People v. Michalek

—Appeal by the defendant from a judgment of the Supreme Court, Suffolk County (Rohl, J.), rendered September 29, 1989, convicting him of criminal possession of a controlled substance in the first degree, and criminal possession of a controlled substance in the seventh degree, upon a jury verdict, and imposing sentence. The appeal brings up for review the denial, after a hearing, of that branch of the defendant’s omnibus motion which was to suppress physical evidence.

Ordered that the judgment is affirmed.

There is no merit to the defendant’s contention that his arrest was predicated upon less than probable cause. When police questioned the defendant’s companion, believing that he might be stealing a car radio, this individual informed the police that the defendant would be returning shortly to the car after having purchased cocaine at a nearby house. Even assuming that this individual could be considered an accomplice, the information he provided to the police clearly endowed them with probable cause to place the defendant under arrest upon his return to the car (see, People v Berzups, 49 NY2d 417; People v Rodriguez, 188 AD2d 564; People v Herrin, 187 AD2d 670). To the extent that the defendant asserts that the police improperly elicited the incriminating statements from his companion, he lacks standing to raise this claim (see, People v Henley, 53 NY2d 403; People v Irby, 162 AD2d 714; People v Williams, 115 AD2d 627).

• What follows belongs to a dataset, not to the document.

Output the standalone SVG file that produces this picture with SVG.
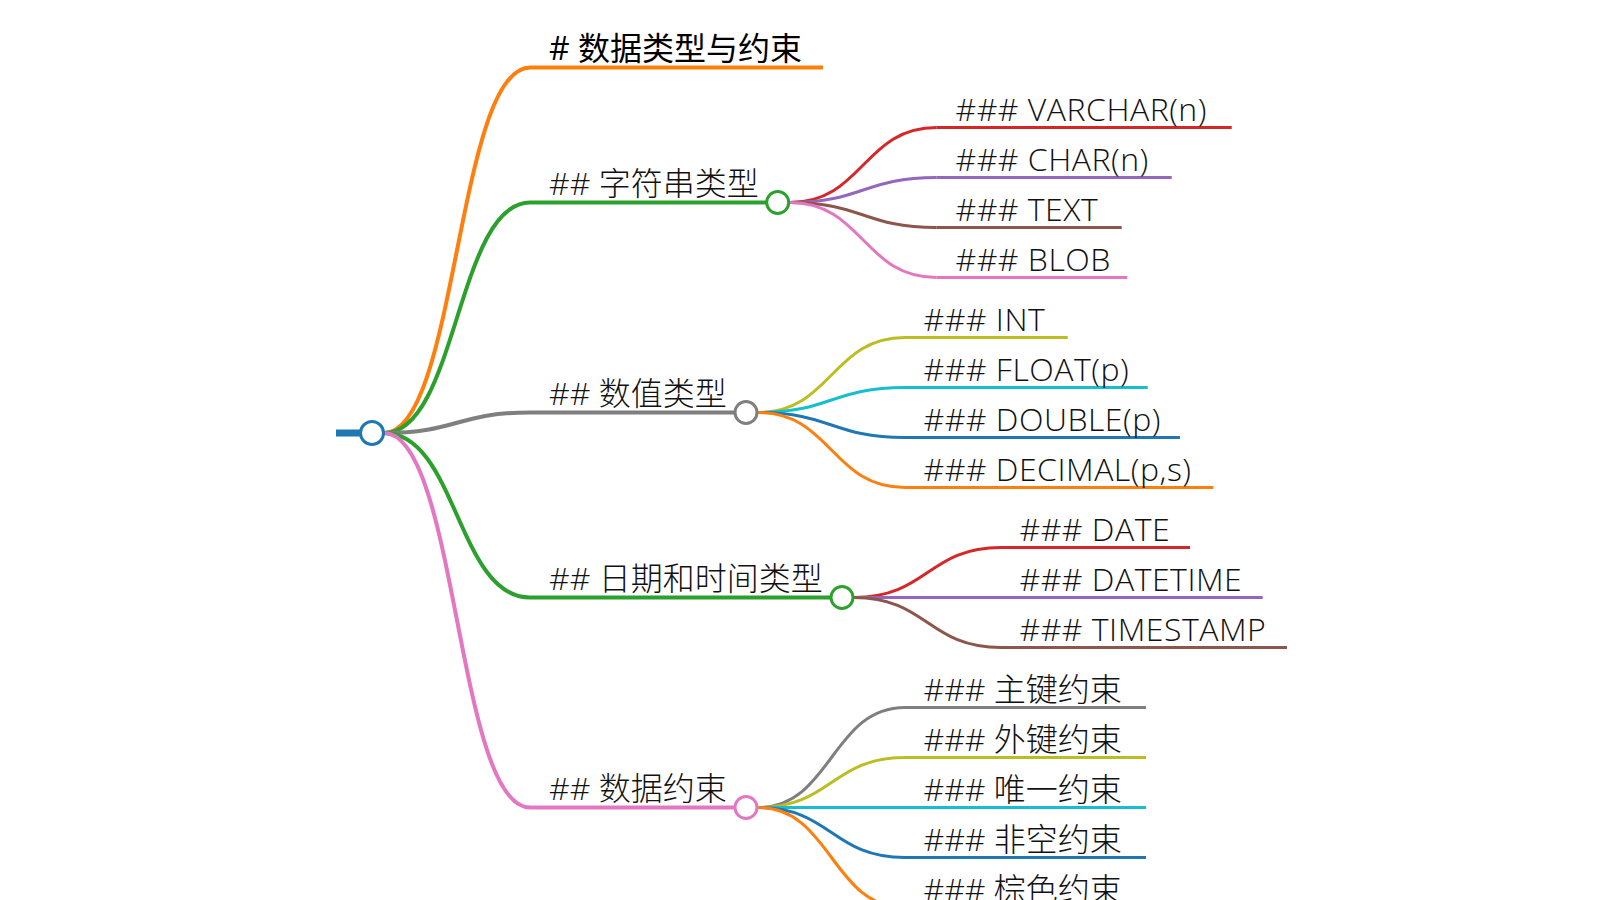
<svg xmlns="http://www.w3.org/2000/svg" width="1600" height="900" viewBox="0 0 1600 900">
<style>
  .txt { font-family: "Open Sans", "Noto Sans CJK SC", sans-serif; font-size: 32px; font-weight: 300; fill: #111; }
  .h1 { font-weight: 400; fill: #000; }
  .lat { letter-spacing: 0.5px; }
  .l1 { fill: none; stroke-width: 4; }
  .l2 { fill: none; stroke-width: 3; }
  circle { fill: #fff; stroke-width: 3; }
</style>
<rect width="1600" height="900" fill="#fff"/>
<g id="connectors">
  <path class="l1" stroke="#ff7f0e" d="M384,433 C457,433 457,67.5 530,67.5"/>
  <path class="l1" stroke="#2ca02c" d="M384,433 C457,433 457,202.5 530,202.5"/>
  <path class="l1" stroke="#7f7f7f" d="M384,433 C457,433 457,412.5 530,412.5"/>
  <path class="l1" stroke="#2ca02c" d="M384,433 C457,433 457,597.5 530,597.5"/>
  <path class="l1" stroke="#e377c2" d="M384,433 C457,433 457,807.5 530,807.5"/>

  <path class="l2" stroke="#d62728" d="M789.7,202.5 C863.2,202.5 863.2,127.5 936.7,127.5"/>
  <path class="l2" stroke="#9467bd" d="M789.7,202.5 C863.2,202.5 863.2,177.5 936.7,177.5"/>
  <path class="l2" stroke="#8c564b" d="M789.7,202.5 C863.2,202.5 863.2,227.5 936.7,227.5"/>
  <path class="l2" stroke="#e377c2" d="M789.7,202.5 C863.2,202.5 863.2,277.5 936.7,277.5"/>

  <path class="l2" stroke="#bcbd22" d="M758,412.5 C831.5,412.5 831.5,337.5 905,337.5"/>
  <path class="l2" stroke="#17becf" d="M758,412.5 C831.5,412.5 831.5,387.5 905,387.5"/>
  <path class="l2" stroke="#1f77b4" d="M758,412.5 C831.5,412.5 831.5,437.5 905,437.5"/>
  <path class="l2" stroke="#ff7f0e" d="M758,412.5 C831.5,412.5 831.5,487.5 905,487.5"/>

  <path class="l2" stroke="#d62728" d="M854,597.5 C927.5,597.5 927.5,547.5 1001,547.5"/>
  <path class="l2" stroke="#9467bd" d="M854,597.5 C927.5,597.5 927.5,597.5 1001,597.5"/>
  <path class="l2" stroke="#8c564b" d="M854,597.5 C927.5,597.5 927.5,647.5 1001,647.5"/>

  <path class="l2" stroke="#7f7f7f" d="M758,807.5 C831.5,807.5 831.5,707.5 905,707.5"/>
  <path class="l2" stroke="#bcbd22" d="M758,807.5 C831.5,807.5 831.5,757.5 905,757.5"/>
  <path class="l2" stroke="#17becf" d="M758,807.5 C831.5,807.5 831.5,807.5 905,807.5"/>
  <path class="l2" stroke="#1f77b4" d="M758,807.5 C831.5,807.5 831.5,857.5 905,857.5"/>
  <path class="l2" stroke="#ff7f0e" d="M758,807.5 C831.5,807.5 831.5,907.5 905,907.5"/>
</g>

<g id="root">
  <line x1="336" y1="433" x2="372" y2="433" stroke="#1f77b4" stroke-width="7"/>
  <circle cx="372" cy="433" r="11.5" stroke="#1f77b4"/>
</g>

<g id="n-title">
  <line x1="530" y1="67.5" x2="823" y2="67.5" stroke="#ff7f0e" stroke-width="4"/>
  <text class="txt h1" x="549" y="59.5"># 数据类型与约束</text>
</g>
<g id="n-string">
  <line x1="530" y1="202.5" x2="777.7" y2="202.5" stroke="#2ca02c" stroke-width="4"/>
  <circle cx="777.7" cy="202.5" r="11" stroke="#2ca02c"/>
  <text class="txt" x="549" y="194.5">## 字符串类型</text>
</g>
<g id="n-number">
  <line x1="530" y1="412.5" x2="746" y2="412.5" stroke="#7f7f7f" stroke-width="4"/>
  <circle cx="746" cy="412.5" r="11" stroke="#7f7f7f"/>
  <text class="txt" x="549" y="404.5">## 数值类型</text>
</g>
<g id="n-date">
  <line x1="530" y1="597.5" x2="842" y2="597.5" stroke="#2ca02c" stroke-width="4"/>
  <circle cx="842" cy="597.5" r="11" stroke="#2ca02c"/>
  <text class="txt" x="549" y="589.5">## 日期和时间类型</text>
</g>
<g id="n-constraint">
  <line x1="530" y1="807.5" x2="746" y2="807.5" stroke="#e377c2" stroke-width="4"/>
  <circle cx="746" cy="807.5" r="11" stroke="#e377c2"/>
  <text class="txt" x="549" y="799.5">## 数据约束</text>
</g>

<g id="n-varchar">
  <line x1="936.7" y1="127.5" x2="1231.7" y2="127.5" stroke="#d62728" stroke-width="3"/>
  <text class="txt lat" x="955.5" y="120.5">### VARCHAR(n)</text>
</g>
<g id="n-char">
  <line x1="936.7" y1="177.5" x2="1171.7" y2="177.5" stroke="#9467bd" stroke-width="3"/>
  <text class="txt lat" x="955.5" y="170.5">### CHAR(n)</text>
</g>
<g id="n-text">
  <line x1="936.7" y1="227.5" x2="1121.7" y2="227.5" stroke="#8c564b" stroke-width="3"/>
  <text class="txt lat" x="955.5" y="220.5">### TEXT</text>
</g>
<g id="n-blob">
  <line x1="936.7" y1="277.5" x2="1127.3" y2="277.5" stroke="#e377c2" stroke-width="3"/>
  <text class="txt lat" x="955.5" y="270.5">### BLOB</text>
</g>

<g id="n-int">
  <line x1="905" y1="337.5" x2="1067.7" y2="337.5" stroke="#bcbd22" stroke-width="3"/>
  <text class="txt lat" x="923.5" y="330.5">### INT</text>
</g>
<g id="n-float">
  <line x1="905" y1="387.5" x2="1147.7" y2="387.5" stroke="#17becf" stroke-width="3"/>
  <text class="txt lat" x="923.5" y="380.5">### FLOAT(p)</text>
</g>
<g id="n-double">
  <line x1="905" y1="437.5" x2="1180" y2="437.5" stroke="#1f77b4" stroke-width="3"/>
  <text class="txt lat" x="923.5" y="430.5">### DOUBLE(p)</text>
</g>
<g id="n-decimal">
  <line x1="905" y1="487.5" x2="1213.3" y2="487.5" stroke="#ff7f0e" stroke-width="3"/>
  <text class="txt lat" x="923.5" y="480.5">### DECIMAL(p,s)</text>
</g>

<g id="n-dateonly">
  <line x1="1001" y1="547.5" x2="1190" y2="547.5" stroke="#d62728" stroke-width="3"/>
  <text class="txt lat" x="1019.5" y="540.5">### DATE</text>
</g>
<g id="n-datetime">
  <line x1="1001" y1="597.5" x2="1262.7" y2="597.5" stroke="#9467bd" stroke-width="3"/>
  <text class="txt lat" x="1019.5" y="590.5">### DATETIME</text>
</g>
<g id="n-timestamp">
  <line x1="1001" y1="647.5" x2="1287" y2="647.5" stroke="#8c564b" stroke-width="3"/>
  <text class="txt lat" x="1019.5" y="640.5">### TIMESTAMP</text>
</g>

<g id="n-pk">
  <line x1="905" y1="707.5" x2="1146" y2="707.5" stroke="#7f7f7f" stroke-width="3"/>
  <text class="txt" x="923.5" y="700.5">### 主键约束</text>
</g>
<g id="n-fk">
  <line x1="905" y1="757.5" x2="1146" y2="757.5" stroke="#bcbd22" stroke-width="3"/>
  <text class="txt" x="923.5" y="750.5">### 外键约束</text>
</g>
<g id="n-unique">
  <line x1="905" y1="807.5" x2="1146" y2="807.5" stroke="#17becf" stroke-width="3"/>
  <text class="txt" x="923.5" y="800.5">### 唯一约束</text>
</g>
<g id="n-notnull">
  <line x1="905" y1="857.5" x2="1146" y2="857.5" stroke="#1f77b4" stroke-width="3"/>
  <text class="txt" x="923.5" y="850.5">### 非空约束</text>
</g>
<g id="n-brown">
  <line x1="905" y1="907.5" x2="1146" y2="907.5" stroke="#ff7f0e" stroke-width="3"/>
  <text class="txt" x="923.5" y="900.5">### 棕色约束</text>
</g>
</svg>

The defendant further argues that his conviction must be vacated because he was absent from a material stage of his trial when the court conducted a Sandoval hearing in his *569absence. It is settled that a Sandoval hearing can constitute a material stage of the proceedings at which the defendant’s presence is mandatory (see, People v Dokes, 79 NY2d 656). However, even crediting the defendant’s argument that he was absent from the pretrial Sandoval hearing, the court’s ruling regarding a prior New York conviction constituted a "Sandoval compromise”, holding only the fact of a prior felony conviction admissible without exploration of underlying facts. As the Court of Appeals explained in Dokes, a defendant’s presence at a Sandoval hearing is necessary to enable him to controvert factual allegations and provide details as to alleged criminal acts so that a Sandoval ruling will not rest upon the prosecutor’s unrebutted version of the facts (People v Dokes, supra, at 661). However, in this case the defendant admitted his prior New York felony conviction, and the court’s ruling precluded inquiry into any underlying facts. Therefore, the defendant would have had nothing to add to the content of the Sandoval hearing about this matter and his presence would have thus been superfluous (see, People v Odiat, 191 AD2d 183; see also, People v Almanzar, 188 AD2d 654).

Prior to the defendant’s testimony at trial, the court reopened the Sandoval hearing to consider the admissibility of two recent New Jersey convictions entered on the defendant’s pleas of guilty, but upon which he had not yet been sentenced (see, People v Liberty, 147 AD2d 502). The defendant claims that he was also absent from this latter stage of the proceeding. However, he has failed to overcome the presumption of regularity attached to this proceeding (see, People v Robinson, 191 AD2d 523) as the record strongly suggests that he was in fact present. To the extent that the New Jersey convictions were also discussed at the pretrial Sandoval hearing at which the defendant’s presence cannot be ascertained on this record, the subsequent discussion of the New Jersey convictions in the defendant’s presence at the re-opened Sandoval hearing prior to his trial testimony provided him with ample opportunity to controvert factual allegations or otherwise address the court with regard to these convictions. Therefore, even assuming that he was absent from the pretrial Sandoval hearing, the defendant suffered no prejudice and thus, reversal of the judgment of conviction is unwarranted (see, People v Lamour, 189 AD2d 825).

We have reviewed the defendant’s remaining contentions, including those raised in his supplemental pro se brief, and *570find them to be without merit. Bracken, J. P., Rosenblatt, Miller and Pizzuto, JJ., concur.